The following is a post from the Memo – Northstack’s weekly opinion and analysis column on recent news in the tech, venture and innovation sector in Iceland. You can subscribe here.
Minister promises not to “invent the wheel” and asks the industry to join her in publicising the topic
At last week’s Iceland Venture Capital Association’s annual conference, Þórdís Kolbrún (minister for innovation) had a short speech, mostly focused on Kría – the Icelandic Venture Initiative that we’ve coveredextensively. The point she focused on was clear: the innovation sector is international, and both state and market in Iceland need to align to that. She promised that Kría wouldn’t be “inventing the wheel” when it comes to implementation of a Venture Initiative, and asked the industry (Venture Capital specifically) to participate in discussing, explaining, and sharing the purpose of the initiative, to help increase public awareness and buy-in for the initiative.
So – dear readers – a couple of questions I would love your feedback on:
- What things are we doing “Icelandic-specific” that we should stop? I’m thinking specifically about things that would harm our companies that are trying to go global.
- What are your thoughts on Kría, and the government participating in this way? What are the major positives and negatives?
- Are you bought in on the concept? Why? Why Not?
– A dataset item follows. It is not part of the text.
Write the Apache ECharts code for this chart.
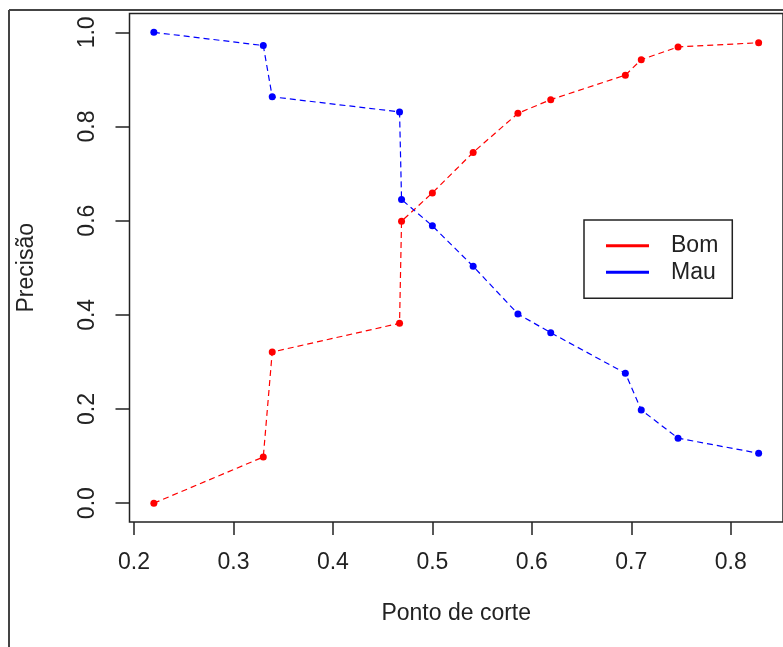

NetApp doubles down in Iceland
NetApp – which acquired Greenqloud in 2017 for $51 million – is doubling down on it’s Iceland operation. They currently employ 62 people, and according to Fréttablaðið aim to add another 25 employees to the mix.
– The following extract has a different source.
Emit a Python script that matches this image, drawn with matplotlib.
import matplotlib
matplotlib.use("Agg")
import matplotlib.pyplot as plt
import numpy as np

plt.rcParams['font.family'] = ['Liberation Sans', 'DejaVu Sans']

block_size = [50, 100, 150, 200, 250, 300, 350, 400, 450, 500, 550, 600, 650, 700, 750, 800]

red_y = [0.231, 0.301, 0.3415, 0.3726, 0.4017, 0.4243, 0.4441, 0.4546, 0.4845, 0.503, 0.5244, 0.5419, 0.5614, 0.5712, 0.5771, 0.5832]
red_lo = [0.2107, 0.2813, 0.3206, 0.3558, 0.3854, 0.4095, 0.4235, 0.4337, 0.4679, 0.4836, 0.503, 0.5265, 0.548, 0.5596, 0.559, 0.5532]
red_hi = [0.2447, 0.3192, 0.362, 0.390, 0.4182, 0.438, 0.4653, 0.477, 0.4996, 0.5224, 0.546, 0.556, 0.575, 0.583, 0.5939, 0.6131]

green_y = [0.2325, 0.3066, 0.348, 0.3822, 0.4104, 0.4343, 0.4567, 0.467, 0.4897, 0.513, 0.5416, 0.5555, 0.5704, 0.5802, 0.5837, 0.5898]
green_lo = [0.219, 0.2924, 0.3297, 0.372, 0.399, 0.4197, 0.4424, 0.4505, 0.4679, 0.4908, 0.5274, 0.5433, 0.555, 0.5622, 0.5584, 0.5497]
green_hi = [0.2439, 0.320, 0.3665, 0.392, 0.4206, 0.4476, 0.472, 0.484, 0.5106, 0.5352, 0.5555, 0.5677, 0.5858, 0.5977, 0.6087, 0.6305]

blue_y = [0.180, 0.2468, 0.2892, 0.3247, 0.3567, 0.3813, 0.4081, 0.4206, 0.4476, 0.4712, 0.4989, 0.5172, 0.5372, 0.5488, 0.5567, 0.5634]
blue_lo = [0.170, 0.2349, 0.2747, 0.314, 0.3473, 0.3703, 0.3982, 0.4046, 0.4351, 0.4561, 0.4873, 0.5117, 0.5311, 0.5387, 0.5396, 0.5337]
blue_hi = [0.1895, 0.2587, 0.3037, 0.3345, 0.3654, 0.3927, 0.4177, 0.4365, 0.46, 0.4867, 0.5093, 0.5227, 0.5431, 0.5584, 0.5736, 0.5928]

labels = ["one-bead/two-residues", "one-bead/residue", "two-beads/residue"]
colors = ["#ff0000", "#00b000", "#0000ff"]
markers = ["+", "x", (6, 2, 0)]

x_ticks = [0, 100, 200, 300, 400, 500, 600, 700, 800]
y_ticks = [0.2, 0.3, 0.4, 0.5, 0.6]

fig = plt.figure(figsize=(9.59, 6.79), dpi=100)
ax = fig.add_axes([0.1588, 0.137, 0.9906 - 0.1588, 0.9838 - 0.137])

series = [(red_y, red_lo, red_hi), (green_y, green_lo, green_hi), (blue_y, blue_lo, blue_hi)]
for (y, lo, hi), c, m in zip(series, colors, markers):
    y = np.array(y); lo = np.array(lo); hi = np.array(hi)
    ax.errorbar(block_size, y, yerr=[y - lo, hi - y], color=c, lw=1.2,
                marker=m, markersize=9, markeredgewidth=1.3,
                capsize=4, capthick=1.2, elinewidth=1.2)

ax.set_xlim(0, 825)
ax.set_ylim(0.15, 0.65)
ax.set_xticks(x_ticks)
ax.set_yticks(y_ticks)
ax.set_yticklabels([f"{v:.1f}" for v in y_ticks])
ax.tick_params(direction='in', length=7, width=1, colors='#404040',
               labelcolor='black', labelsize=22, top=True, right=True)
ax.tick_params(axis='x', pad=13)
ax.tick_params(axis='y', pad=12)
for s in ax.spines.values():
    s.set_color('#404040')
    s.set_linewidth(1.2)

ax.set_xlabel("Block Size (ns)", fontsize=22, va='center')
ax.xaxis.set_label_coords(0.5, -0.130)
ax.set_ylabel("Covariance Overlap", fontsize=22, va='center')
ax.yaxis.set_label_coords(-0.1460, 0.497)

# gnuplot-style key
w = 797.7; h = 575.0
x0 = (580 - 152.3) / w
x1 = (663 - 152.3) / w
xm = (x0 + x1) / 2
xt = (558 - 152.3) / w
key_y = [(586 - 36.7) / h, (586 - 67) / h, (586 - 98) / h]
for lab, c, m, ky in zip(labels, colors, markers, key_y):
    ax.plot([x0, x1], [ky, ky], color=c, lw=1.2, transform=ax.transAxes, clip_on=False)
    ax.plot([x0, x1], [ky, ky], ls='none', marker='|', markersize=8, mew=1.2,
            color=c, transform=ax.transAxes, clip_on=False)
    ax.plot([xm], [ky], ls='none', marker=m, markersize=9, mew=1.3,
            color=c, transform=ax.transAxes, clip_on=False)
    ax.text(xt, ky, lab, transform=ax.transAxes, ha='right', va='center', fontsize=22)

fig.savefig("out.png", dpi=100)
The interesting bit here is the reasoning. Quote from Fréttablaðið’s interview with Jón Arnar Guðmundsson, Director of Software Engineering at NetApp:
”As big of a cliche as it is, the Icelandic way of thinking as well as talented people, is what US based NetApp saw in Greenqloud. We got a chance to prove ourselves and were succesful. NetApp is here to stay.”
There’s one thing I want to look into here.
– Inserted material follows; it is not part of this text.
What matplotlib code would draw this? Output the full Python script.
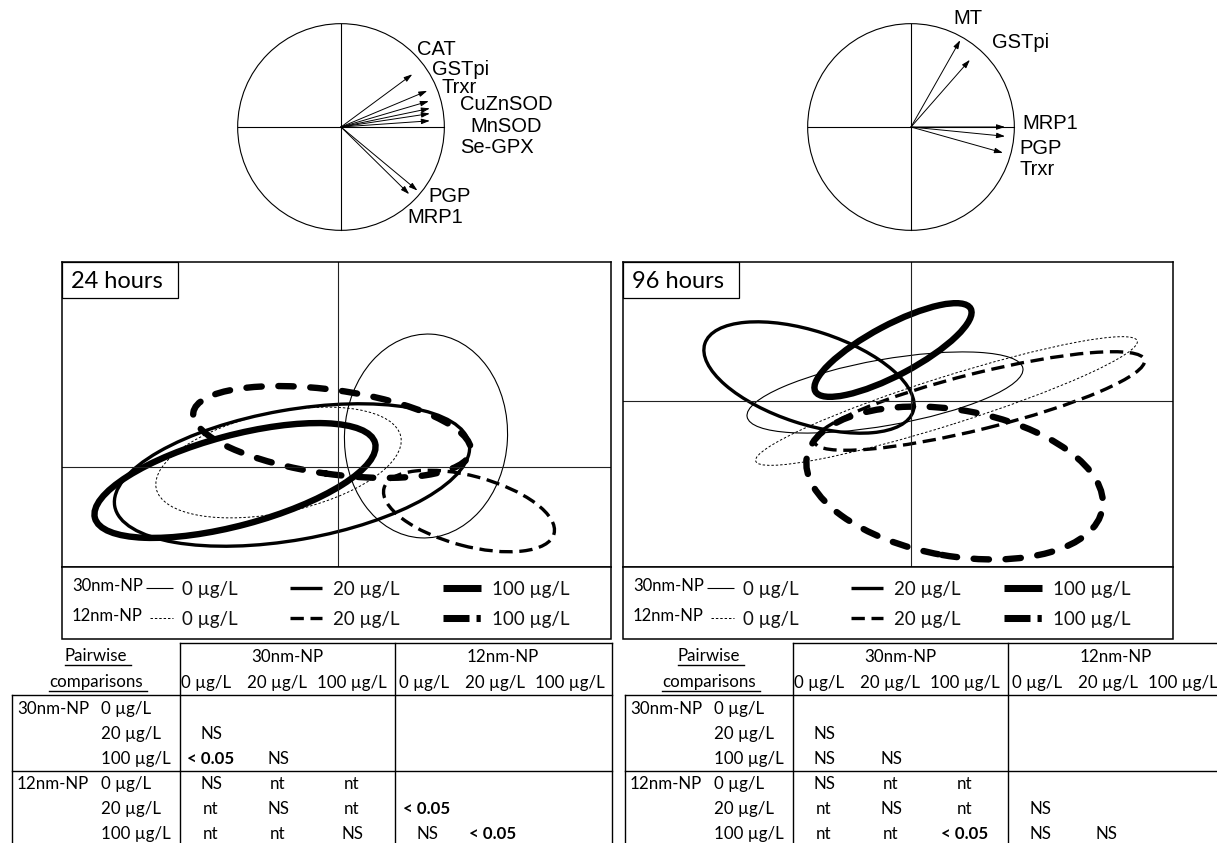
import matplotlib
matplotlib.use('Agg')
import matplotlib.pyplot as plt
from matplotlib.patches import Ellipse, Circle, Rectangle

# ---- data ----
# correlation circles (variable loadings on the first two axes)
vars_24 = ['CAT', 'GSTpi', 'Trxr', 'CuZnSOD', 'MnSOD', 'Se-GPX', 'PGP', 'MRP1']
load_x_24 = [0.69, 0.835, 0.85, 0.86, 0.86, 0.86, 0.74, 0.66]
load_y_24 = [0.51, 0.35, 0.25, 0.18, 0.13, 0.06, -0.615, -0.65]

vars_96 = ['MT', 'GSTpi', 'MRP1', 'PGP', 'Trxr']
load_x_96 = [0.476, 0.57, 0.91, 0.91, 0.89]
load_y_96 = [0.84, 0.65, 0.0, -0.09, -0.25]

# confidence ellipses, order: 30nm 0/20/100, 12nm 0/20/100
np_names = ['30nm-NP', '12nm-NP']
conc_names = ['0 µg/L', '20 µg/L', '100 µg/L']

ell_cx_24 = [0.88, -0.46, -1.03, -0.595, 1.31, -0.06]
ell_cy_24 = [0.31, -0.08, -0.135, 0.045, -0.44, 0.35]
ell_w_24 = [1.63, 3.6, 2.9, 2.5, 1.76, 2.8]
ell_h_24 = [2.04, 1.3, 0.9, 1.0, 0.7, 0.84]
ell_ang_24 = [-3, 10, 15, 12, -15, -8]

ell_cx_96 = [-0.26, -1.02, -0.18, 0.355, 0.685, 0.436]
ell_cy_96 = [0.085, 0.235, 0.51, 0.0, 0.0, -0.82]
ell_w_96 = [2.8, 2.19, 1.76, 4.0, 3.4, 3.0]
ell_h_96 = [0.66, 0.93, 0.5, 0.48, 0.56, 1.46]
ell_ang_96 = [10, -18, 28, 17.5, 14, -10]

# pairwise comparison p-values
cmp_24 = [
    ['', '', '', '', '', ''],
    ['NS', '', '', '', '', ''],
    ['< 0.05', 'NS', '', '', '', ''],
    ['NS', 'nt', 'nt', '', '', ''],
    ['nt', 'NS', 'nt', '< 0.05', '', ''],
    ['nt', 'nt', 'NS', 'NS', '< 0.05', ''],
]
cmp_96 = [
    ['', '', '', '', '', ''],
    ['NS', '', '', '', '', ''],
    ['NS', 'NS', '', '', '', ''],
    ['NS', 'nt', 'nt', '', '', ''],
    ['nt', 'NS', 'nt', 'NS', '', ''],
    ['nt', 'nt', '< 0.05', 'NS', 'NS', ''],
]

# ---- styles ----
series_lw = [0.8, 2.4, 4.6, 0.7, 2.4, 4.6]
series_dash = [None, None, None, (2.5, 2.0), (4.0, 2.0), (2.4, 2.6)]
series_cap = ['butt', 'butt', 'butt', 'butt', 'butt', 'round']
CAL = ['Lato', 'DejaVu Sans']
ARIAL = ['Liberation Sans', 'DejaVu Sans']

W, H = 1217, 843
fig = plt.figure(figsize=(W / 100, H / 100), dpi=100)


def px_axes(x0, y0, x1, y1, **kw):
    return fig.add_axes([x0 / W, 1 - y1 / H, (x1 - x0) / W, (y1 - y0) / H], **kw)


def ls_of(i):
    return '-' if series_dash[i] is None else (0, series_dash[i])


# ---- correlation circles ----
def circle(cx, names, lx, ly, lab_pos):
    ax = px_axes(cx - 124, 3, cx + 124, 251)
    ax.set_xlim(-1.2, 1.2)
    ax.set_ylim(-1.2, 1.2)
    ax.axis('off')
    ax.add_patch(Circle((0, 0), 1, fill=False, lw=0.8, color='black'))
    ax.plot([-1, 1], [0, 0], color='black', lw=0.8)
    ax.plot([0, 0], [-1, 1], color='black', lw=0.8)
    for x, y in zip(lx, ly):
        ax.annotate('', xy=(x, y), xytext=(0, 0),
                    arrowprops=dict(arrowstyle='-|>,head_length=0.5,head_width=0.16',
                                    lw=0.7, color='black', shrinkA=0, shrinkB=0))
    for name, (tx, ty) in zip(names, lab_pos):
        ax.text(tx, ty, name, ha='left', va='center', fontsize=14.5,
                family=ARIAL, clip_on=False)


circle(341, vars_24, load_x_24, load_y_24,
       [(0.74, 0.75), (0.88, 0.555), (0.97, 0.38), (1.155, 0.214),
        (1.25, 0.0), (1.155, -0.194), (0.845, -0.67), (0.64, -0.874)])
circle(911, vars_96, load_x_96, load_y_96,
       [(0.41, 1.05), (0.786, 0.816), (1.078, 0.03), (1.049, -0.204), (1.049, -0.408)])


# ---- ellipse panels ----
def draw_panel(ax, xlim, ylim, cx, cy, w, h, ang):
    ax.set_xlim(*xlim)
    ax.set_ylim(*ylim)
    ax.set_xticks([])
    ax.set_yticks([])
    for s in ax.spines.values():
        s.set_linewidth(1.1)
    ax.axhline(0, color='#222222', lw=0.8)
    ax.axvline(0, color='#222222', lw=0.8)
    for i in range(6):
        e = Ellipse((cx[i], cy[i]), w[i], h[i], angle=ang[i], fill=False,
                    edgecolor='black', lw=series_lw[i], linestyle=ls_of(i))
        e.set_capstyle(series_cap[i])
        ax.add_patch(e)


ax24 = px_axes(62, 262, 611, 567)
draw_panel(ax24, (-2.76, 2.73), (-1.0, 2.05),
           ell_cx_24, ell_cy_24, ell_w_24, ell_h_24, ell_ang_24)
ax96 = px_axes(623, 262, 1173, 567)
draw_panel(ax96, (-2.88, 2.62), (-1.66, 1.39),
           ell_cx_96, ell_cy_96, ell_w_96, ell_h_96, ell_ang_96)

# ---- overlay in pixel coordinates: legends, labels, tables ----
ov = fig.add_axes([0, 0, 1, 1], zorder=10)
ov.set_xlim(0, W)
ov.set_ylim(H, 0)
ov.axis('off')
ov.patch.set_alpha(0)

for x0, x1, title in [(62, 611, '24 hours'), (623, 1173, '96 hours')]:
    # time label box
    ov.add_patch(Rectangle((x0, 262), 116, 36, facecolor='white',
                           edgecolor='black', lw=0.9))
    ov.text(x0 + 9, 281, title, fontsize=17, family=CAL, va='center', ha='left')
    # legend box
    ov.add_patch(Rectangle((x0, 567), x1 - x0, 72, facecolor='white',
                           edgecolor='black', lw=1.1))
    leg_y = [588, 618]
    samples = [(84, 111), (228, 260), (381, 419)]
    for g in range(2):
        y = leg_y[g]
        ov.text(x0 + 10, y - 2, np_names[g], fontsize=12, family=CAL,
                va='center', ha='left')
        for c in range(3):
            i = g * 3 + c
            sx0, sx1 = samples[c]
            if g == 1 and c == 0:
                sx0 += 4
            ls = (0, (3.7, 1.0, 0.6, 20)) if i == 5 else ls_of(i)
            ov.plot([x0 + sx0, x0 + sx1], [y, y], color='black',
                    lw=series_lw[i] * (1.1 if c == 2 else 1.0),
                    linestyle=ls, solid_capstyle='butt', dash_capstyle='butt')
            lab_x = [120, 271, 430][c]
            ov.text(x0 + lab_x, y + 1, conc_names[c], fontsize=13.5, family=CAL,
                    va='center', ha='left', color='#111111')

# tables
col_hdr_x = [206, 277, 352, 424, 495, 570]
val_x = [211, 278, 352, 427, 493, 570]
row_y = [709, 734, 759, 784, 809, 834]
fs = 12.2
under = []
for t0, table in [(0, cmp_24), (613, cmp_96)]:
    lw = 1.0
    ov.plot([t0 + 180, t0 + 180], [643, 843], color='black', lw=lw)
    ov.plot([t0 + 395, t0 + 395], [643, 843], color='black', lw=lw)
    ov.plot([t0 + 612, t0 + 612], [643, 843], color='black', lw=lw)
    ov.plot([t0 + 180, t0 + 612], [643, 643], color='black', lw=lw)
    ov.plot([t0 + 12, t0 + 12], [695, 843], color='black', lw=lw)
    ov.plot([t0 + 12, t0 + 612], [695, 695], color='black', lw=lw)
    ov.plot([t0 + 12, t0 + 612], [771, 771], color='black', lw=lw)

    under.append(ov.text(t0 + 96, 656, 'Pairwise', fontsize=fs, family=CAL,
                         ha='center', va='center'))
    under.append(ov.text(t0 + 96, 682, 'comparisons', fontsize=fs, family=CAL,
                         ha='center', va='center'))
    ov.text(t0 + 287, 657, np_names[0], fontsize=fs, family=CAL, ha='center', va='center')
    ov.text(t0 + 503, 657, np_names[1], fontsize=fs, family=CAL, ha='center', va='center')
    for k in range(6):
        ov.text(t0 + col_hdr_x[k], 683, conc_names[k % 3], fontsize=fs, family=CAL,
                ha='center', va='center')
    for r in range(6):
        if r % 3 == 0:
            ov.text(t0 + 17, row_y[r], np_names[r // 3], fontsize=fs, family=CAL,
                    ha='left', va='center')
        ov.text(t0 + 101, row_y[r], conc_names[r % 3], fontsize=fs, family=CAL,
                ha='left', va='center')
        for k in range(6):
            v = table[r][k]
            if v:
                ov.text(t0 + val_x[k], row_y[r], v, fontsize=fs, family=CAL,
                        ha='center', va='center',
                        fontweight='bold' if v.startswith('<') else 'normal')

# underline the "Pairwise comparisons" heading
fig.canvas.draw()
ren = fig.canvas.get_renderer()
for t in under:
    bb = t.get_window_extent(ren)
    yb = H - bb.y0 + 1
    ov.plot([bb.x0, bb.x1 + 4], [yb, yb], color='black', lw=1.0)

fig.savefig('out.png', dpi=100)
The Icelandic way of thinking (is. íslenski hugsunarhátturinn). What does that mean? Is that a real thing? And if so, can we quantify it? The reason I ask is simple: we’ve had several acquisitions of dev / R&D shops in Iceland – like Novomatic or Modio – which haven’t grown into big, long-time, development locations. Did they lack the Icelandic way of thinking or was that irrelevant to those businesses? What can we do to replicate this – where a medium sized company (40-50 people at time of acquisition) is bought and then built up locally? What are your thoughts?
I’ll be interviewing Jónsi Stefánsson, former CEO of Greenqloud, current CTO and VP Cloud of NetApp on this topic later in the week.
Arion bank, the venture capitalist?
Very interesting news with Arion bank investing $670k in Leiguskjól / Igloo for a 51% share. My two cents are rather simple, and it’s based on whether Arion bank sees it as an investment or acquisition.
If it’s a local market acquisition play, it’s a pretty interesting and positive sign. Local players investing in local innovation to help fuel their own product and service development. However, based on a little bit of feedback it sounds like the aim is to develop Leiguskjól further (it goes by Igloo for foreign markets) and grow out of Iceland.
In that case, I’d venture so far to say that taking 51% in a $670k funding round is quite agressive; i.e. if the end goal is actual out-of-Iceland growth, this funding round might end up being a handicap. What will the investors in the next round of fundraising say to this deal, if the founders own less than 49% after a small seed investment? I’ve heard enough stories of early stage companies with difficult cap tables for follow-on investment to identify what might be a bad sign for the future.
That said, if the focus is local it looks like a decent deal. A good amount of cash to build out tech and infrastructure, and a good collaborator for Leiguskjól in terms of guarantees.
We’ll see what happens – what do you think?